__Task prompt__
Starting at the top of the listing, extract every line up to and including the one with "var yTicks = [0, 15, 30, 45, 60, 75, 90];". Pictures stay out of the copy.

###

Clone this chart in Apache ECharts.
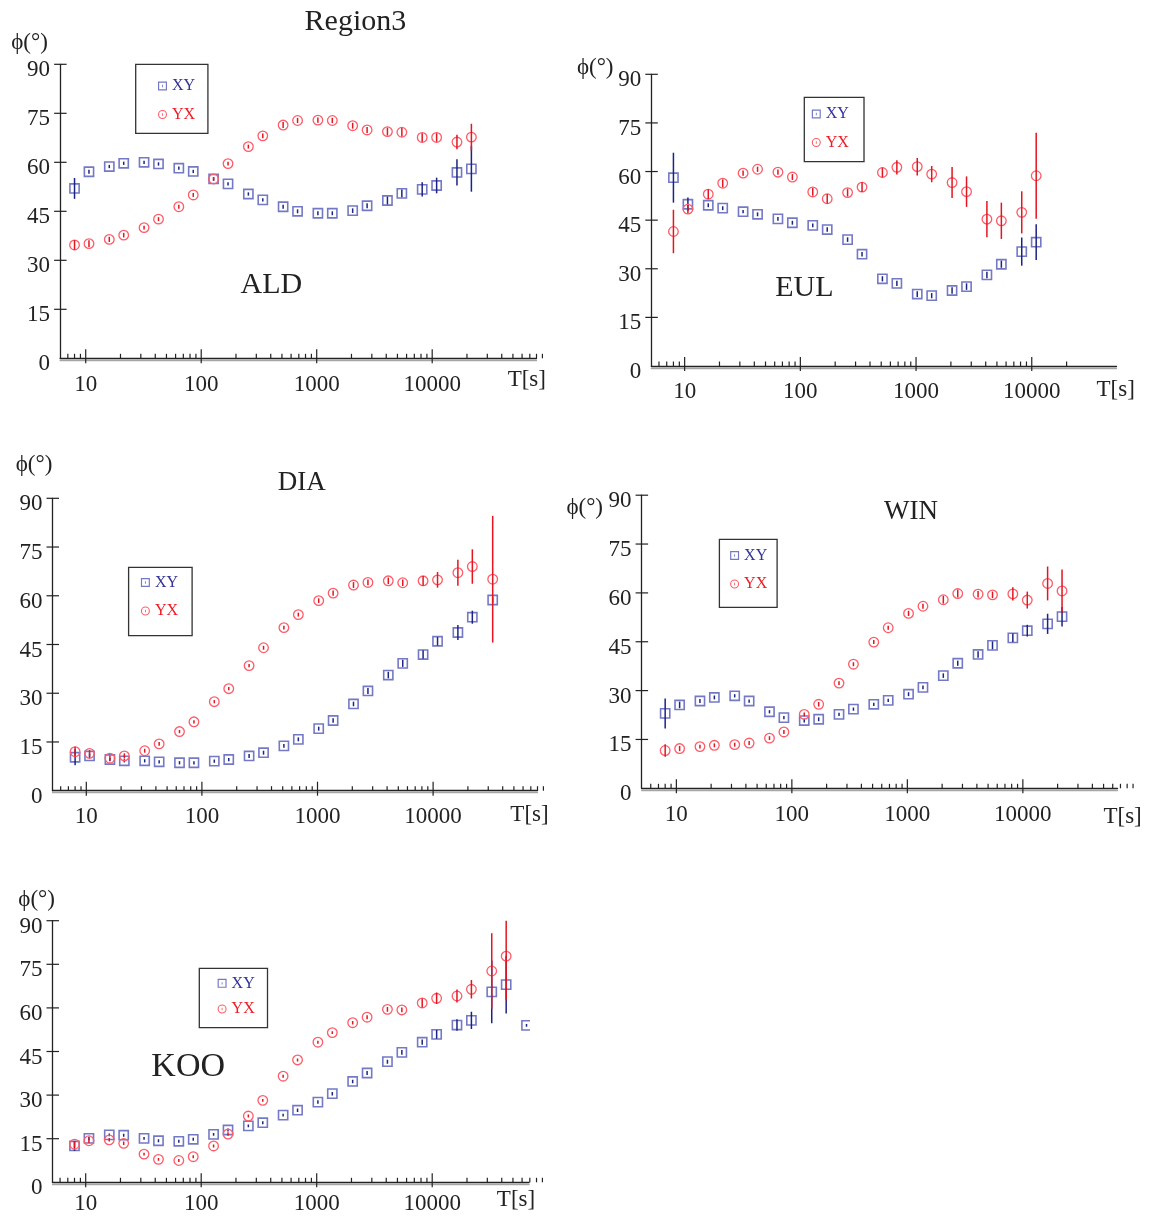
<!DOCTYPE html>
<html>
<head>
<meta charset="utf-8">
<title>Region3 phase</title>
<script src="https://cdn.jsdelivr.net/npm/echarts@6/dist/echarts.min.js"></script>
<style>
    html, body { margin: 0; padding: 0; background: #fff; }
    #chart { width: 1155px; height: 1216px; }
</style>
</head>
<body>
<div id="chart"></div>
<script>
// periods (s) shared by all stations
var periods = [8, 10.67, 16, 21.33, 32, 42.67, 64, 85.33, 128, 170.7, 256, 341.3, 512, 682.7,
    1024, 1365, 2048, 2731, 4096, 5461, 8192, 10923, 16384, 21845, 32768, 43691, 65536];
var yTicks = [0, 15, 30, 45, 60, 75, 90];

// ALD
var aldXY    = [52.0, 57.1, 58.7, 59.7, 60.0, 59.5, 58.2, 57.2, 54.9, 53.4, 50.3, 48.5, 46.4, 45.0, 44.4, 44.4, 45.2, 46.7, 48.3, 50.5, 51.7, 52.9, 56.9, 58.0];
var aldXYErr = [3.2, 0.6, 0.5, 0.5, 0.5, 0.5, 0.5, 0.5, 0.5, 0.5, 0.5, 0.5, 0.6, 0.6, 0.6, 0.6, 0.7, 0.8, 1.2, 1.2, 2.2, 2.4, 4.0, 7.0];
var aldYX    = [34.7, 35.1, 36.4, 37.7, 40.0, 42.6, 46.4, 50.0, 54.9, 59.6, 64.8, 68.1, 71.4, 72.8, 72.9, 72.8, 71.2, 69.9, 69.4, 69.2, 67.6, 67.6, 66.2, 67.7];
var aldYXErr = [1.5, 1.0, 0.8, 0.7, 0.6, 0.6, 0.6, 0.6, 0.6, 0.6, 0.6, 0.7, 0.9, 0.8, 0.8, 0.8, 0.9, 0.9, 1.2, 1.3, 1.3, 1.3, 2.2, 4.1];

// EUL
var eulXY    = [58.1, 49.9, 49.6, 48.7, 47.6, 46.8, 45.4, 44.2, 43.4, 42.1, 39.0, 34.5, 26.9, 25.5, 22.2, 21.7, 23.3, 24.5, 28.1, 31.4, 35.3, 38.2];
var eulXYErr = [7.7, 2.1, 0.6, 0.6, 0.5, 0.6, 0.6, 0.6, 0.6, 0.7, 0.7, 0.7, 0.8, 0.8, 0.9, 0.8, 1.0, 1.0, 1.0, 1.1, 4.35, 5.5];
var eulYX    = [41.5, 48.4, 53.0, 56.4, 59.5, 60.7, 59.8, 58.3, 53.7, 51.6, 53.5, 55.2, 59.7, 61.3, 61.5, 59.2, 56.6, 53.8, 45.3, 44.8, 47.4, 58.7];
var eulYXErr = [6.7, 1.3, 1.5, 1.2, 0.8, 0.8, 0.8, 0.9, 1.2, 1.5, 1.2, 1.5, 1.5, 2.2, 2.7, 2.5, 4.8, 4.7, 5.6, 5.6, 6.5, 13.3];

// DIA
var diaXY    = [10.3, 10.7, 9.6, 9.2, 9.2, 8.9, 8.6, 8.6, 9.1, 9.6, 10.7, 11.7, 13.8, 15.8, 19.1, 21.6, 26.7, 30.7, 35.6, 39.2, 41.9, 46.0, 48.7, 53.4, 58.7];
var diaXYErr = [2.5, 0.8, 0.5, 0.5, 0.5, 0.5, 0.5, 0.5, 0.5, 0.5, 0.6, 0.6, 0.6, 0.6, 0.6, 0.7, 0.7, 0.9, 1.0, 1.1, 1.3, 1.3, 2.3, 2.0, 1.0];
var diaYX    = [12.0, 11.5, 10.0, 10.7, 12.3, 14.4, 18.2, 21.2, 27.4, 31.4, 38.5, 44.0, 50.2, 54.2, 58.5, 60.8, 63.3, 64.1, 64.6, 64.0, 64.6, 64.9, 67.1, 69.0, 65.1];
var diaYXErr = [1.5, 1.0, 0.8, 0.8, 0.6, 0.6, 0.5, 0.5, 0.5, 0.5, 0.5, 0.6, 0.6, 0.6, 0.7, 0.8, 0.9, 0.9, 1.0, 1.0, 1.5, 2.4, 4.0, 5.3, 19.5];

// WIN
var winXY    = [23.0, 25.6, 26.8, 27.9, 28.4, 26.8, 23.5, 21.7, 20.8, 21.2, 22.7, 24.3, 25.8, 27.0, 28.9, 31.0, 34.6, 38.4, 41.1, 43.9, 46.2, 48.4, 50.5, 52.7];
var winXYErr = [4.6, 1.0, 0.6, 0.6, 0.5, 0.5, 0.5, 0.5, 0.6, 0.6, 0.5, 0.5, 0.5, 0.5, 0.6, 0.6, 0.7, 0.8, 1.0, 1.2, 1.3, 1.8, 3.1, 3.0];
var winYX    = [11.6, 12.2, 12.8, 13.2, 13.4, 13.9, 15.4, 17.3, 22.7, 25.8, 32.3, 38.1, 44.9, 49.3, 53.7, 55.9, 57.9, 59.8, 59.6, 59.4, 59.7, 57.8, 62.9, 60.6];
var winYXErr = [1.9, 0.8, 0.6, 0.6, 0.6, 0.6, 0.6, 0.6, 0.6, 0.7, 0.6, 0.6, 0.6, 0.6, 0.8, 0.8, 1.2, 1.2, 1.0, 1.0, 2.0, 2.6, 5.2, 6.6];

// KOO
var kooXY    = [12.5, 15.1, 16.3, 16.2, 15.1, 14.3, 14.1, 14.8, 16.5, 18.0, 19.4, 20.5, 23.1, 24.8, 27.6, 30.5, 34.7, 37.6, 41.5, 44.7, 48.2, 50.9, 54.1, 55.7, 65.5, 68.0, 54.0];
var kooXYErr = [1.7, 0.6, 0.5, 0.5, 0.5, 0.5, 0.5, 0.5, 0.5, 0.5, 0.5, 0.5, 0.5, 0.6, 0.6, 0.6, 0.6, 0.7, 0.7, 0.8, 0.9, 1.5, 2.0, 3.0, 10.8, 9.9, 0.5];
var kooYX    = [13.1, 14.3, 14.6, 13.4, 9.7, 7.9, 7.5, 8.8, 12.5, 16.6, 22.8, 28.2, 36.5, 42.1, 48.2, 51.5, 54.9, 56.8, 59.5, 59.3, 61.7, 63.3, 64.1, 66.4, 72.7, 77.8];
var kooYXErr = [1.0, 0.8, 0.6, 0.6, 0.5, 0.5, 0.5, 0.5, 0.5, 0.6, 0.5, 0.5, 0.5, 0.5, 0.5, 0.5, 0.6, 0.7, 0.8, 0.8, 1.5, 2.0, 2.2, 3.2, 13.0, 15.2];

var SERIF   = '"Liberation Serif", "Times New Roman", serif';
var INK     = '#222';
var XY_MARK = '#7479c6', XY_BAR = '#1d2384', XY_TEXT = '#33339a';
var YX_MARK = '#ff5b68', YX_BAR = '#e5141e', YX_TEXT = '#ee1c25';

// ring icons with the little centre bar, for the legends
var SQUARE_ICON = 'path://M0,0H10V10H0Z M1.3,1.3V8.7H8.7V1.3Z M4.5,3.7H5.5V6.3H4.5Z';
var CIRCLE_ICON = 'path://M0,5A5,5,0,1,1,10,5A5,5,0,1,1,0,5Z M1.2,5A3.8,3.8,0,1,0,8.8,5A3.8,3.8,0,1,0,1.2,5Z M4.5,3.7H5.5V6.3H4.5Z';

var panels = [
    { grid: { left: 60.1, top: 64.3, width: 476.4, height: 294 }, xMin: 6, xMax: 80000, tickFrom: 7, tickTo: 90000, xMargin: 15, clip: false,
      legend: { left: 135.7, top: 64.3, pad: [13.7, 12.8, 10.8, 22.3], gap: 12.5 },
      xy: [aldXY, aldXYErr], yx: [aldYX, aldYXErr] },
    { grid: { left: 651.3, top: 74.3, width: 465.2, height: 291.7 }, xMin: 5.15, xMax: 54000, tickFrom: 6, tickTo: 20000, xMargin: 14, clip: false,
      legend: { left: 804.3, top: 97.3, pad: [8.7, 15.1, 11.2, 7.5], gap: 12.5 },
      xy: [eulXY, eulXYErr], yx: [eulYX, eulYXErr] },
    { grid: { left: 52.5, top: 498.3, width: 485, height: 292.4 }, xMin: 5.1, xMax: 80000, tickFrom: 6, tickTo: 90000, xMargin: 14.5, clip: false,
      legend: { left: 128.6, top: 567.3, pad: [7.2, 14.1, 16.7, 12.3], gap: 12.5 },
      xy: [diaXY, diaXYErr], yx: [diaYX, diaYXErr] },
    { grid: { left: 641.6, top: 495.2, width: 475.9, height: 293.1 }, xMin: 5, xMax: 66000, tickFrom: 6, tickTo: 90000, xMargin: 15, clip: false,
      legend: { left: 719.4, top: 539.3, pad: [8.2, 9.9, 15.3, 10.7], gap: 12.5 },
      xy: [winXY, winXYErr], yx: [winYX, winYXErr] },
    { grid: { left: 52.5, top: 920.7, width: 476.6, height: 261.6 }, xMin: 5.16, xMax: 69000, tickFrom: 6, tickTo: 90000, xMargin: 10, clip: true,
      legend: { left: 199.3, top: 968.3, pad: [7, 12.8, 10.7, 18.3], gap: 9.7 },
      xy: [kooXY, kooXYErr], yx: [kooYX, kooYXErr] }
];

var texts = [
    { text: 'Region3', x: 355.4, y: 21.7, size: 30 },
    { text: 'ALD', x: 271.4, y: 285, size: 30 },
    { text: 'EUL', x: 804.3, y: 288, size: 30 },
    { text: 'DIA', x: 301.8, y: 483.3, size: 27 },
    { text: 'WIN', x: 911, y: 511.7, size: 27 },
    { text: 'KOO', x: 188.2, y: 1066.7, size: 34 },
    { text: 'ϕ(°)', x: 29.5, y: 43, size: 23 },
    { text: 'ϕ(°)', x: 595.2, y: 68.3, size: 23 },
    { text: 'ϕ(°)', x: 34, y: 465, size: 23 },
    { text: 'ϕ(°)', x: 584.7, y: 508.3, size: 23 },
    { text: 'ϕ(°)', x: 36.6, y: 900, size: 23 },
    { text: 'T[s]', x: 526.8, y: 380, size: 23 },
    { text: 'T[s]', x: 1115.7, y: 390, size: 23 },
    { text: 'T[s]', x: 529.5, y: 815, size: 23 },
    { text: 'T[s]', x: 1122.6, y: 816.7, size: 23 },
    { text: 'T[s]', x: 516, y: 1200, size: 23 }
];

function pointSeries(name, gi, vals, errs, square, clip) {
    var mark = square ? XY_MARK : YX_MARK;
    var bar  = square ? XY_BAR : YX_BAR;
    return {
        type: 'custom',
        name: name,
        xAxisIndex: gi,
        yAxisIndex: gi,
        clip: clip,
        silent: true,
        z: square ? 4 : 5,
        itemStyle: { color: mark },
        encode: { x: 0, y: 1 },
        data: vals.map(function (v, i) { return [periods[i], v, errs[i]]; }),
        renderItem: function (params, api) {
            var t = api.value(0), v = api.value(1), e = api.value(2);
            var c  = api.coord([t, v]);
            var hi = api.coord([t, v + e]);
            var lo = api.coord([t, v - e]);
            var shape = square
                ? { type: 'rect', shape: { x: c[0] - 4.6, y: c[1] - 4.6, width: 9.2, height: 9.2 },
                    style: { fill: 'none', stroke: mark, lineWidth: 1.6 } }
                : { type: 'circle', shape: { cx: c[0], cy: c[1], r: 4.8 },
                    style: { fill: 'none', stroke: mark, lineWidth: 1.3 } };
            return {
                type: 'group',
                children: [shape, {
                    type: 'line',
                    shape: { x1: c[0], y1: hi[1], x2: c[0], y2: lo[1] },
                    style: { stroke: bar, lineWidth: 1.5 }
                }]
            };
        }
    };
}

// crossing ticks drawn on the library's axes (major 10^n, minor k*10^n)
function tickSeries(gi, p) {
    var data = [];
    for (var d = 1; d <= 10000; d *= 10) {
        for (var k = 1; k <= 9; k++) {
            var v = k * d;
            if (v < p.tickFrom || v > p.tickTo) continue;
            data.push([v, 0, k === 1 ? 1 : 0, 0]);
        }
    }
    yTicks.forEach(function (y) {
        if (y > 0) data.push([p.xMin, y, 1, 1]);
    });
    return {
        type: 'custom',
        xAxisIndex: gi,
        yAxisIndex: gi,
        clip: false,
        silent: true,
        z: 3,
        encode: { x: 0, y: 1 },
        data: data,
        renderItem: function (params, api) {
            var c = api.coord([api.value(0), api.value(1)]);
            var s;
            if (api.value(3) === 1) {
                s = { x1: c[0] - 6, y1: c[1], x2: c[0] + 6.5, y2: c[1] };
            } else if (api.value(2) === 1) {
                s = { x1: c[0], y1: c[1] - 9, x2: c[0], y2: c[1] + 5 };
            } else {
                s = { x1: c[0], y1: c[1] - 4.5, x2: c[0], y2: c[1] };
            }
            return { type: 'line', shape: s, style: { stroke: INK, lineWidth: 1.2 } };
        }
    };
}

var option = {
    animation: false,
    backgroundColor: '#fff',
    grid: [],
    xAxis: [],
    yAxis: [],
    legend: [],
    series: [],
    graphic: texts.map(function (t) {
        return {
            type: 'text', x: t.x, y: t.y, silent: true,
            style: { text: t.text, fontFamily: SERIF, fontSize: t.size, fill: INK, align: 'center', verticalAlign: 'middle' }
        };
    })
};

panels.forEach(function (p, i) {
    option.grid.push(p.grid);
    option.xAxis.push({
        type: 'log', logBase: 10, gridIndex: i, min: p.xMin, max: p.xMax,
        axisLine: { show: true, onZero: false, lineStyle: { color: INK, width: 1.3, shadowColor: 'rgba(0,0,0,0.35)', shadowOffsetY: 2 } },
        axisTick: { show: false },
        splitLine: { show: false },
        axisLabel: {
            interval: 0, showMinLabel: false, showMaxLabel: false, margin: p.xMargin,
            fontFamily: SERIF, fontSize: 23, color: INK,
            formatter: function (v) { return String(Math.round(v)); }
        }
    });
    option.yAxis.push({
        type: 'value', gridIndex: i, min: 0, max: 90, interval: 15,
        axisLine: { show: true, onZero: false, lineStyle: { color: INK, width: 1.3 } },
        axisTick: { show: false },
        splitLine: { show: false },
        axisLabel: { margin: 10, verticalAlign: 'top', lineHeight: 12, fontFamily: SERIF, fontSize: 23, color: INK }
    });
    option.legend.push({
        left: p.legend.left, top: p.legend.top, orient: 'vertical',
        padding: p.legend.pad, itemGap: p.legend.gap, itemWidth: 9, itemHeight: 9,
        borderColor: '#333', borderWidth: 1.3, selectedMode: false,
        textStyle: { fontFamily: SERIF, fontSize: 16 },
        data: [
            { name: 'XY', icon: SQUARE_ICON, itemStyle: { color: XY_MARK, borderWidth: 0 }, textStyle: { color: XY_TEXT } },
            { name: 'YX', icon: CIRCLE_ICON, itemStyle: { color: YX_MARK, borderWidth: 0 }, textStyle: { color: YX_TEXT } }
        ]
    });
    option.series.push(tickSeries(i, p));
    option.series.push(pointSeries('XY', i, p.xy[0], p.xy[1], true, p.clip));
    option.series.push(pointSeries('YX', i, p.yx[0], p.yx[1], false, p.clip));
});

var chart = echarts.init(document.getElementById('chart'), null, { renderer: 'canvas' });
chart.setOption(option);
</script>
</body>
</html>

###

__Response to this task__
Clone this chart in Apache ECharts.
<!DOCTYPE html>
<html>
<head>
<meta charset="utf-8">
<title>Region3 phase</title>
<script src="https://cdn.jsdelivr.net/npm/echarts@6/dist/echarts.min.js"></script>
<style>
    html, body { margin: 0; padding: 0; background: #fff; }
    #chart { width: 1155px; height: 1216px; }
</style>
</head>
<body>
<div id="chart"></div>
<script>
// periods (s) shared by all stations
var periods = [8, 10.67, 16, 21.33, 32, 42.67, 64, 85.33, 128, 170.7, 256, 341.3, 512, 682.7,
    1024, 1365, 2048, 2731, 4096, 5461, 8192, 10923, 16384, 21845, 32768, 43691, 65536];
var yTicks = [0, 15, 30, 45, 60, 75, 90];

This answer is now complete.